## Begin

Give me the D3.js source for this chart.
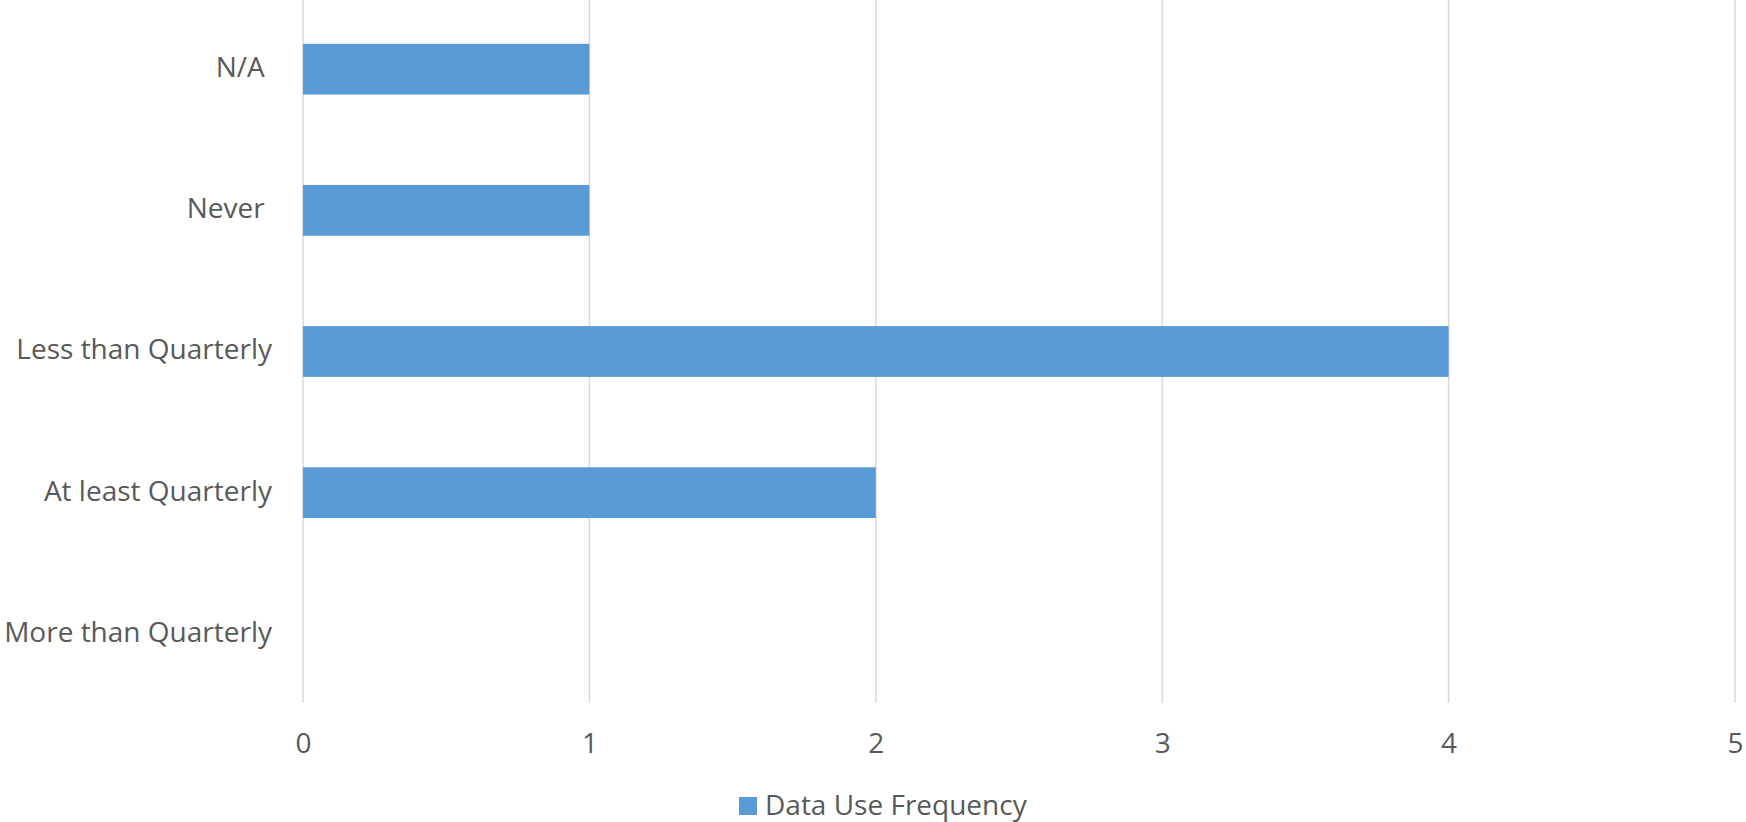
<!DOCTYPE html>
<html>
<head>
<meta charset="utf-8">
<script src="https://cdn.jsdelivr.net/npm/d3@7"></script>
<style>
  html, body { margin: 0; padding: 0; background: #ffffff; }
  svg { display: block; }
  text { font-family: "Open Sans", sans-serif; fill: #595959; }
</style>
</head>
<body>
<svg id="chart" width="1746" height="822"></svg>
<script>
// Data (top to bottom as drawn)
const categories = ["N/A ", "Never ", "Less than Quarterly", "At least Quarterly", "More than Quarterly"];
const values = [1, 1, 4, 2, 0];
const tickValues = [0, 1, 2, 3, 4, 5];
const seriesName = "Data Use Frequency";

const W = 1746, H = 822;
const margin = { left: 303, right: 11, top: 0, bottom: 119 };
const svg = d3.select("#chart");

const x = d3.scaleLinear().domain([0, 5]).range([margin.left, W - margin.right]);
const y = d3.scaleBand().domain(categories).range([margin.top, H - margin.bottom]).paddingInner(0.64).paddingOuter(0.31);

// gridlines
svg.append("g")
  .selectAll("line")
  .data(tickValues)
  .join("line")
  .attr("x1", d => x(d)).attr("x2", d => x(d))
  .attr("y1", margin.top).attr("y2", H - margin.bottom)
  .attr("stroke", "#d9d9d9")
  .attr("stroke-width", 1.5);

// bars
svg.append("g")
  .selectAll("rect")
  .data(categories.map((c, i) => ({ c, v: values[i] })).filter(d => d.v > 0))
  .join("rect")
  .attr("x", x(0))
  .attr("y", d => y(d.c))
  .attr("width", d => x(d.v) - x(0))
  .attr("height", y.bandwidth())
  .attr("fill", "#5b9bd5");

// x axis labels
const xAxis = d3.axisBottom(x).tickValues(tickValues).tickSize(0).tickPadding(0).tickFormat(d3.format("d"));
const gx = svg.append("g").attr("transform", `translate(0, ${H - margin.bottom})`).call(xAxis);
gx.select(".domain").remove();
gx.selectAll("text")
  .attr("y", 0)
  .attr("dy", 50)
  .style("font-size", "28px")
  .style("fill", "#595959")
  .style("font-family", "'Open Sans', sans-serif");

// y axis labels
const yAxis = d3.axisLeft(y).tickSize(0).tickPadding(0);
const gy = svg.append("g").attr("transform", `translate(${margin.left - 31}, 0)`).call(yAxis);
gy.select(".domain").remove();
gy.selectAll("text")
  .attr("x", 0)
  .attr("dy", "0.28em")
  .style("white-space", "pre")
  .style("font-size", "28px")
  .style("fill", "#595959")
  .style("font-family", "'Open Sans', sans-serif");

// legend
const lg = svg.append("g");
lg.append("rect").attr("x", 739).attr("y", 797).attr("width", 18).attr("height", 18).attr("fill", "#5b9bd5");
lg.append("text").attr("x", 765).attr("y", 815).style("font-size", "28px").text(seriesName);
</script>
</body>
</html>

## End

▸ **Exercise instructions**: Skip every picture and transcribe the data above exactly.

▸ **Task result**:
Give me the D3.js source for this chart.
<!DOCTYPE html>
<html>
<head>
<meta charset="utf-8">
<script src="https://cdn.jsdelivr.net/npm/d3@7"></script>
<style>
  html, body { margin: 0; padding: 0; background: #ffffff; }
  svg { display: block; }
  text { font-family: "Open Sans", sans-serif; fill: #595959; }
</style>
</head>
<body>
<svg id="chart" width="1746" height="822"></svg>
<script>
// Data (top to bottom as drawn)
const categories = ["N/A ", "Never ", "Less than Quarterly", "At least Quarterly", "More than Quarterly"];
const values = [1, 1, 4, 2, 0];
const tickValues = [0, 1, 2, 3, 4, 5];
const seriesName = "Data Use Frequency";

const W = 1746, H = 822;
const margin = { left: 303, right: 11, top: 0, bottom: 119 };
const svg = d3.select("#chart");

const x = d3.scaleLinear().domain([0, 5]).range([margin.left, W - margin.right]);
const y = d3.scaleBand().domain(categories).range([margin.top, H - margin.bottom]).paddingInner(0.64).paddingOuter(0.31);

// gridlines
svg.append("g")
  .selectAll("line")
  .data(tickValues)
  .join("line")
  .attr("x1", d => x(d)).attr("x2", d => x(d))
  .attr("y1", margin.top).attr("y2", H - margin.bottom)
  .attr("stroke", "#d9d9d9")
  .attr("stroke-width", 1.5);

// bars
svg.append("g")
  .selectAll("rect")
  .data(categories.map((c, i) => ({ c, v: values[i] })).filter(d => d.v > 0))
  .join("rect")
  .attr("x", x(0))
  .attr("y", d => y(d.c))
  .attr("width", d => x(d.v) - x(0))
  .attr("height", y.bandwidth())
  .attr("fill", "#5b9bd5");

// x axis labels
const xAxis = d3.axisBottom(x).tickValues(tickValues).tickSize(0).tickPadding(0).tickFormat(d3.format("d"));
const gx = svg.append("g").attr("transform", `translate(0, ${H - margin.bottom})`).call(xAxis);
gx.select(".domain").remove();
gx.selectAll("text")
  .attr("y", 0)
  .attr("dy", 50)
  .style("font-size", "28px")
  .style("fill", "#595959")
  .style("font-family", "'Open Sans', sans-serif");

// y axis labels
const yAxis = d3.axisLeft(y).tickSize(0).tickPadding(0);
const gy = svg.append("g").attr("transform", `translate(${margin.left - 31}, 0)`).call(yAxis);
gy.select(".domain").remove();
gy.selectAll("text")
  .attr("x", 0)
  .attr("dy", "0.28em")
  .style("white-space", "pre")
  .style("font-size", "28px")
  .style("fill", "#595959")
  .style("font-family", "'Open Sans', sans-serif");

// legend
const lg = svg.append("g");
lg.append("rect").attr("x", 739).attr("y", 797).attr("width", 18).attr("height", 18).attr("fill", "#5b9bd5");
lg.append("text").attr("x", 765).attr("y", 815).style("font-size", "28px").text(seriesName);
</script>
</body>
</html>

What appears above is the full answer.